Cloud–Edge–End CF–MMIMO for UAV Swarms: Integrated Sensing and Robust Interference Detection in Perception Networks

With the rapid advancement of sixth-generation (6G) communications, uncrewed aerial vehicle (UAV) swarms have emerged as a key application scenario. However, their high mobility and complex electromagnetic environment pose significant communication challenges, such as frequent handovers and severe co-channel interference. Although conventional cell-free massive MIMO (CF-mMIMO) systems offer ubiquitous coverage, their high backhaul overhead and complex baseband processing limit practical deployment.
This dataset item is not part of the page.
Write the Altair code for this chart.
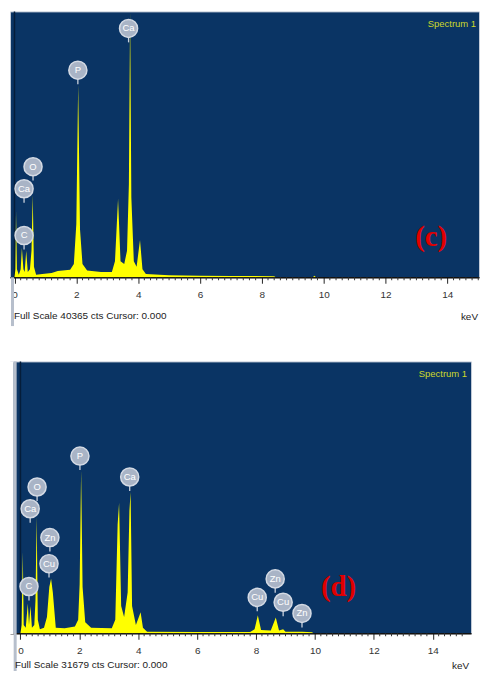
import altair as alt
import pandas as pd

# ---------------- data ----------------
# Panel (c) spectrum
KEV_C = [0.00, 0.03, 0.05, 0.08, 0.14, 0.20, 0.24, 0.29, 0.33, 0.38,
         0.43, 0.50, 0.55, 0.59, 0.63, 0.70, 0.90, 1.20, 1.40, 1.80,
         1.92, 2.00, 2.06, 2.12, 2.20, 2.35, 2.80, 3.15, 3.25, 3.35,
         3.43, 3.55, 3.64, 3.70, 3.74, 3.78, 3.86, 3.95, 4.06, 4.14,
         4.25, 5.00, 6.00, 7.00, 8.40, 8.45, 9.65, 9.70, 9.75, 15.30]
CTS_C = [0, 1210, 10090, 1210, 400, 1210, 4440, 1210, 810, 4040,
         810, 1210, 4040, 12510, 1610, 400, 480, 650, 970, 1130,
         2020, 8070, 29260, 7270, 2020, 1010, 810, 810, 2420, 11910,
         2420, 2020, 4040, 14130, 40365, 12110, 2420, 1610, 5650, 1210,
         480, 320, 240, 200, 160, 0, 0, 240, 0, 0]
FULL_C = 40365

# Panel (d) spectrum
KEV_D = [0.00, 0.04, 0.08, 0.11, 0.18, 0.25, 0.29, 0.34, 0.39, 0.47,
         0.51, 0.55, 0.59, 0.66, 0.80, 0.90, 0.98, 1.04, 1.10, 1.20,
         1.50, 1.85, 1.96, 2.01, 2.06, 2.11, 2.20, 2.40, 3.10, 3.22,
         3.30, 3.35, 3.42, 3.52, 3.64, 3.70, 3.74, 3.79, 3.92, 4.08,
         4.16, 4.30, 6.00, 7.80, 7.95, 8.06, 8.17, 8.50, 8.67, 8.78,
         8.92, 9.00, 9.57, 9.90, 9.95, 15.40]
CTS_D = [0, 950, 9500, 950, 630, 3480, 950, 3170, 630, 950,
         3800, 13620, 1580, 480, 630, 1900, 5390, 6340, 4750, 630,
         570, 790, 1580, 5700, 19010, 5390, 1270, 630, 570, 1580,
         12670, 15210, 3170, 1900, 4750, 14260, 16470, 3170, 950, 2440,
         630, 190, 160, 160, 480, 2090, 380, 320, 1840, 320,
         480, 190, 190, 130, 0, 0]
FULL_D = 31679

# Peak labels
LBL_C_TEXT = ["Ca", "P", "O", "Ca", "C"]
LBL_C_KEV = [3.69, 2.05, 0.60, 0.31, 0.31]
LBL_C_CTS = [37780, 31440, 16790, 13440, 6340]

LBL_D_TEXT = ["P", "Ca", "O", "Ca", "Zn", "Cu", "C", "Cu", "Zn", "Cu", "Zn"]
LBL_D_KEV = [2.02, 3.71, 0.565, 0.33, 1.00, 0.97, 0.29, 8.04, 8.65, 8.92, 9.56]
LBL_D_CTS = [20650, 18215, 17045, 14510, 11150, 8110, 5450, 4180, 6335, 3610, 2310]

MAJOR_TICKS = [0, 2, 4, 6, 8, 10, 12, 14]
MINOR_TICKS = [round(i * 0.2, 1) for i in range(0, 76) if i % 10 != 0]

BLUE = "#0a3464"
YELLOW = "#ffff00"
BUBBLE = "#a9b4c6"


def panel(kev, cts, full, lbl_text, lbl_kev, lbl_cts, width, height, xdom,
          tag, tag_x, spec_x, fs_x, fs_dy, kev_x, bar_x, bar_y, bar_y2, white_w):
    spec = pd.DataFrame({"keV": kev, "cts": cts})
    lbl = pd.DataFrame({"keV": lbl_kev, "cts": lbl_cts, "el": lbl_text})
    minor = pd.DataFrame({"keV": [v for v in MINOR_TICKS if xdom[0] <= v <= xdom[1]]})
    xscale = alt.Scale(domain=xdom, nice=False, zero=False)
    yscale = alt.Scale(domain=[0, full], nice=False, zero=True)
    xaxis = alt.Axis(
        values=MAJOR_TICKS, title=None, grid=False, format="d",
        tickSize=6, tickColor="#222222", domainColor="#111111", domainWidth=1.5,
        labelColor="#333333", labelFont="Liberation Sans", labelFontSize=10,
        labelPadding=6, labelOverlap=False, labelFlush=False)

    X = lambda: alt.X("keV:Q", scale=xscale, axis=xaxis)
    Y = lambda: alt.Y("cts:Q", scale=yscale, axis=None)

    area = alt.Chart(spec).mark_area(color=YELLOW, interpolate="linear", clip=True).encode(
        x=X(), y=Y())
    zero = alt.Chart(pd.DataFrame({"keV": [0.0]})).mark_rule(color="#051d3a", strokeWidth=1.5).encode(
        x=X(), y=alt.value(0), y2=alt.value(height))
    minor_ticks = alt.Chart(minor).mark_rule(color="#333333", strokeWidth=1).encode(
        x=X(), y=alt.value(height), y2=alt.value(height + 3))
    stems = alt.Chart(lbl).mark_rule(color="#c9d0dc", strokeWidth=1.3, yOffset=9, y2Offset=14).encode(
        x=X(), y=Y(), y2="cts:Q")
    bubbles = alt.Chart(lbl).mark_point(filled=True, shape="circle", size=330, color=BUBBLE,
                                         opacity=1, stroke="#d4dae4", strokeWidth=1.5).encode(
        x=X(), y=Y())
    texts = alt.Chart(lbl).mark_text(color="white", fontSize=9.5, font="Liberation Sans").encode(
        x=X(), y=Y(), text="el:N")

    one = pd.DataFrame({"t": [0]})
    spectrum = alt.Chart(one).mark_text(text="Spectrum 1", color="#cdd92a", fontSize=9.5,
                                        font="Liberation Sans", align="right", baseline="middle").encode(
        x=alt.value(spec_x), y=alt.value(13))
    tagmark = alt.Chart(one).mark_text(text=tag, color="#e00000", fontSize=29, fontWeight="bold",
                                       font="Liberation Serif", align="center", baseline="middle").encode(
        x=alt.value(tag_x), y=alt.value(227))
    fs = alt.Chart(one).mark_text(text=f"Full Scale {full} cts Cursor: 0.000", color="#222222",
                                  fontSize=10, font="Liberation Sans", align="left",
                                  baseline="middle").encode(
        x=alt.value(fs_x), y=alt.value(height + fs_dy))
    kevt = alt.Chart(one).mark_text(text="keV", color="#222222", fontSize=10, font="Liberation Sans",
                                    align="right", baseline="middle").encode(
        x=alt.value(kev_x), y=alt.value(height + fs_dy + 1))
    layers = [zero, area, minor_ticks, stems, bubbles, texts, spectrum, tagmark]
    if white_w > 0:
        white = alt.Chart(one).mark_rule(color="white", strokeWidth=white_w).encode(
            x=alt.value(white_w / 2), y=alt.value(0), y2=alt.value(height + 1))
        layers.append(white)
    bar = alt.Chart(one).mark_rule(color="#b7bfcc", strokeWidth=3).encode(
        x=alt.value(bar_x), y=alt.value(bar_y), y2=alt.value(bar_y2))
    layers += [bar, fs, kevt]
    return alt.layer(*layers).properties(width=width, height=height)


chart_c = panel(KEV_C, CTS_C, FULL_C, LBL_C_TEXT, LBL_C_KEV, LBL_C_CTS,
                width=471, height=267, xdom=[-0.145, 15.024], tag="(c)", tag_x=423,
                spec_x=468, fs_x=4, fs_dy=39, kev_x=470, bar_x=2.5, bar_y=267, bar_y2=316,
                white_w=0)
chart_d = panel(KEV_D, CTS_D, FULL_D, LBL_D_TEXT, LBL_D_KEV, LBL_D_CTS,
                width=463, height=273, xdom=[-0.355, 15.30], tag="(d)", tag_x=330,
                spec_x=459, fs_x=5, fs_dy=32, kev_x=461, bar_x=5.2, bar_y=0, bar_y2=311,
                white_w=3.7)

chart = alt.vconcat(chart_c, chart_d, spacing=30.5).properties(
    padding={"top": 0, "left": 1, "right": 0, "bottom": 0},
    background="white",
).configure_view(fill=BLUE, stroke="#c4ccd8", strokeWidth=1)

chart.save("out.html", embed_options={"renderer": "svg", "actions": False})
To address these challenges, this paper proposes a novel cloud-edge-end architecture-based CF-mMIMO communication system to support robust communication in UAV swarm perception networks. Our designed scalable architecture leverages distributed edge units (EDUs) and user-centric distributed units (UCDUs) for collaborative processing, enabling distributed localized processing and user-centric coordination, thus supporting infinite collaboration expansion. Furthermore, we develop a hybrid signal detection scheme that combines EDU-level local minimum mean squared error estimation (MMSE) detection with UCDU-level global signal aggregation, achieving performance close to that of a centralized receiver while significantly reducing backhaul overhead. To address the problem of dynamic interference, we also propose a spatiotemporal-frequency forward continuous mean excision (FCME)-based interference detection framework. This framework effectively suppresses both narrowband and wideband interference by dynamically identifying interfered frequency bands and beams. Simulation results demonstrate that the proposed method outperforms conventional approaches in terms of signal combining and interference suppression, providing a reliable communication link for UAV swarm communications.